Thousands of Cypriots who mortgaged their homes, cashed in savings or took out large bank loans last year to buy shares as the market rose by 688 per cent now fear financial ruin. Since January it has dropped 40 per cent and many analysts expect further falls.

Grievances mainly emanate from small investors, who claim that small players are at the mercy of brokerage firms and large-scale investors are manipulating the market for their own gains. By the same token, those under attack retort that small investors treat the exchange like a casino and have little knowledge of share dealing. One broker said: 'Everybody knows that gambling is rife in Cyprus and most of these people saw the chance to make a fast buck. But while they knew they were gambling, they didn't believe they could lose. Now reality has replaced dreams.'

The staggering success of the CSE in 1999 created numerous millionaires. At the beginning of 1999 only a very small percentage of households owned shares - around 7 per cent - but by December this figure had increased to a hefty 30 per cent. Repeated government warnings that the bubble would burst were ignored and a culture of obsession grew up around the stock market.
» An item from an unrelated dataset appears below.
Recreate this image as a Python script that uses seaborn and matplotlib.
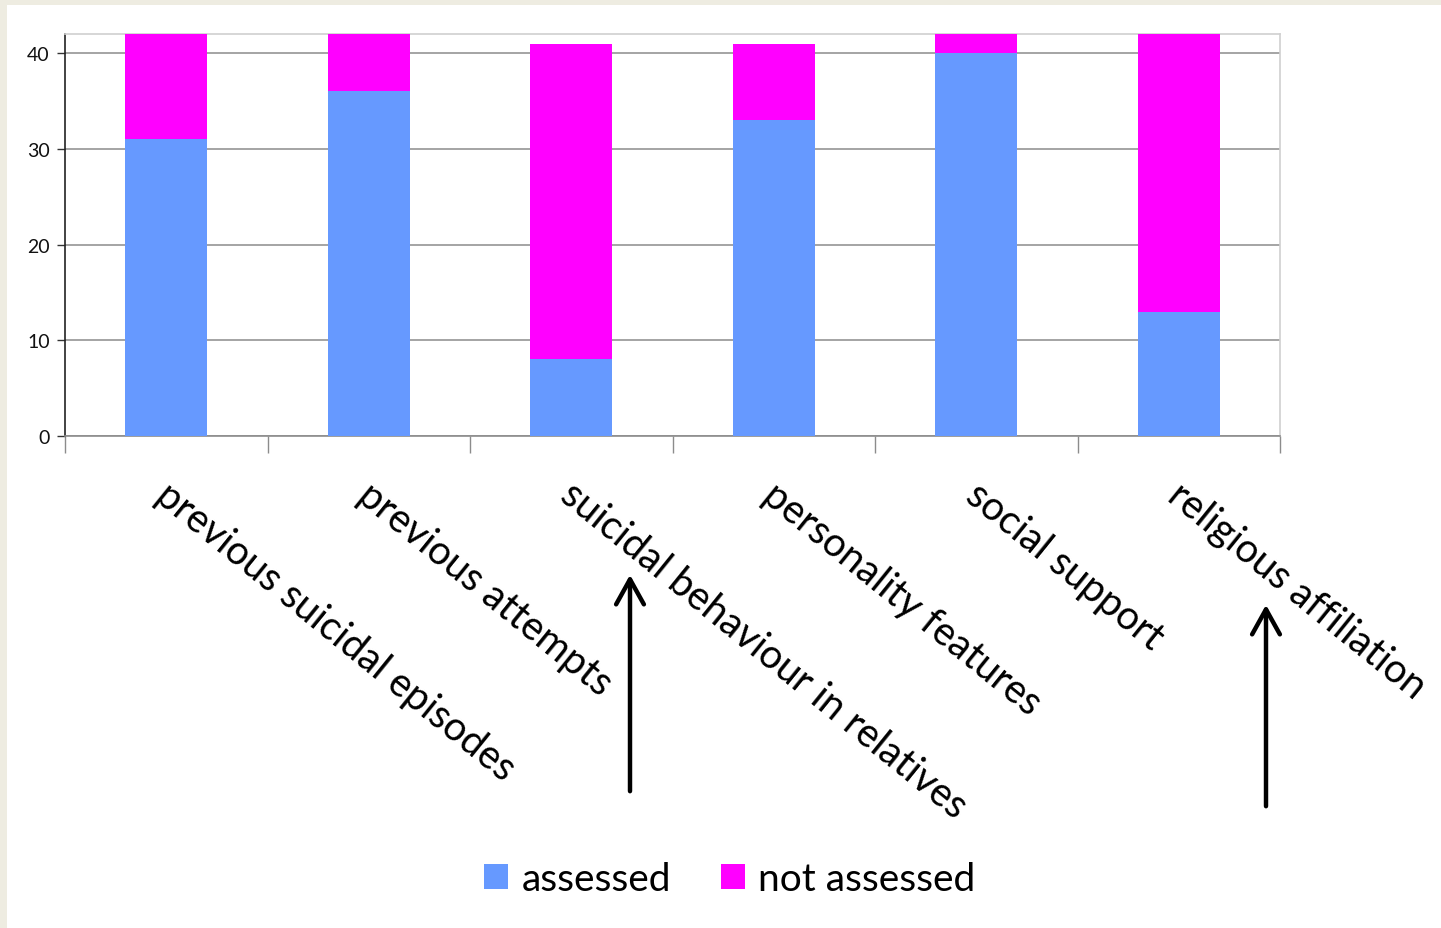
import matplotlib
matplotlib.use("Agg")
import matplotlib.pyplot as plt
import matplotlib.transforms as mtransforms
from matplotlib.patches import Rectangle, Patch, FancyArrowPatch
import seaborn as sns
import pandas as pd
import numpy as np

categories = ["previous suicidal episodes", "previous attempts",
              "suicidal behaviour in relatives", "personality features",
              "social support", "religious affiliation"]
assessed = [31, 36, 8, 33, 40, 13]
not_assessed = [11, 6, 33, 8, 2, 29]
yticks = [0, 10, 20, 30, 40]
arrow_categories = ["suicidal behaviour in relatives", "religious affiliation"]

BLUE = "#6699FF"
MAGENTA = "#FF00FF"
FONT = ["Lato", "DejaVu Sans"]

sns.set_theme(style="white")
plt.rcParams["font.family"] = FONT
plt.rcParams["text.color"] = "black"

df = pd.DataFrame({"category": categories,
                   "assessed": assessed,
                   "not_assessed": not_assessed})
df["total"] = df["assessed"] + df["not_assessed"]

fig = plt.figure(figsize=(14.41, 9.29), dpi=100)
fig.patch.set_facecolor("#EEECE1")
fig.patches.append(Rectangle((7 / 1441, 0), 1 - 7 / 1441, 1 - 6 / 929,
                             transform=fig.transFigure, facecolor="white",
                             edgecolor="none", zorder=-5))

ax = fig.add_axes([65 / 1441, 1 - 437 / 929, (1280 - 65) / 1441, (437 - 35) / 929])
ax.set_facecolor("white")

sns.barplot(data=df, x="category", y="total", color=MAGENTA, width=0.405,
            saturation=1, ax=ax, zorder=3, linewidth=0)
sns.barplot(data=df, x="category", y="assessed", color=BLUE, width=0.405,
            saturation=1, ax=ax, zorder=3, linewidth=0)

ax.set_xlim(-0.5, len(categories) - 0.5)
ax.set_ylim(0, 42)
ax.set_xlabel("")
ax.set_ylabel("")

ax.set_yticks(yticks)
ax.yaxis.grid(True, color="#8C8C8C", linewidth=1.1, zorder=1)
ax.set_axisbelow(True)
ax.tick_params(axis="y", which="major", direction="out", length=6, width=1,
               color="#333333", labelsize=14, labelcolor="#111111", pad=5, left=True)

ax.set_xticks(range(len(categories)))
ax.set_xticklabels(categories, rotation=-39, ha="left", va="top",
                   rotation_mode="anchor", fontsize=28.5, color="black")
ax.tick_params(axis="x", which="major", length=0, pad=28)
ax.set_xticks(np.arange(-0.5, len(categories), 1.0), minor=True)
ax.tick_params(axis="x", which="minor", direction="out", length=12, width=1,
               color="#8C8C8C", bottom=True)
offset = mtransforms.ScaledTranslation(6 / 100, 0, fig.dpi_scale_trans)
for lbl in ax.get_xticklabels():
    lbl.set_transform(lbl.get_transform() + offset)

for side in ["top", "right"]:
    ax.spines[side].set_visible(True)
    ax.spines[side].set_color("#D0D0D0")
    ax.spines[side].set_linewidth(1.2)
ax.spines["left"].set_color("#222222")
ax.spines["left"].set_linewidth(1.2)
ax.spines["bottom"].set_color("#8C8C8C")
ax.spines["bottom"].set_linewidth(1.2)

# arrows pointing at labels
arrow_px = {"suicidal behaviour in relatives": (630, 795, 573),
            "religious affiliation": (1266, 810, 603)}
for cat in arrow_categories:
    x, y0, y1 = arrow_px[cat]
    fig.add_artist(FancyArrowPatch(
        (x / 1441, 1 - y0 / 929), (x / 1441, 1 - y1 / 929),
        transform=fig.transFigure, arrowstyle="->,head_length=0.9,head_width=0.5",
        mutation_scale=20, linewidth=3.2, color="black"))

handles = [Patch(facecolor=BLUE, edgecolor="none", label="assessed"),
           Patch(facecolor=MAGENTA, edgecolor="none", label="not assessed")]
leg = fig.legend(handles=handles, loc="center", bbox_to_anchor=(730 / 1441, 1 - 880 / 929),
                 ncol=2, frameon=False, fontsize=28, handlelength=0.6, handleheight=0.6,
                 handletextpad=0.35, columnspacing=1.3)
for t in leg.get_texts():
    t.set_color("black")

fig.savefig("out.png", dpi=100, facecolor=fig.get_facecolor())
But now Cypriot investors have fallen back to earth with a distinct bump. Protests and demands for government intervention to halt the crisis are commonplace and last week mutated into an attemped storming of the CSE, with investors appeased only when management agreed to see a delegation.

An unnamed commentator said that anyone profering bad news concerning the stock exchange put himself at risk of reprisals: "If you talk up the market and it goes down, you get the blame," one said. "If you're preaching gloom and doom, then you are guilty of causing the crash. I know it's ridiculous, but this is Cyprus and not one of the world's financial capitals.'

Opinion is divided on where the CSE goes from here. Some analysts say worse is still to come, with investors unable to repay loans or recoup their investments, leading to inevitable bankruptcies. However, Pambos Papageorgiou, head of research at Cyprus College, believes the situation has come about to counter last year's phenomenon: 'Some prices are ridiculously low. What we are experiencing is a severe correction of the excesses of 1999," he said.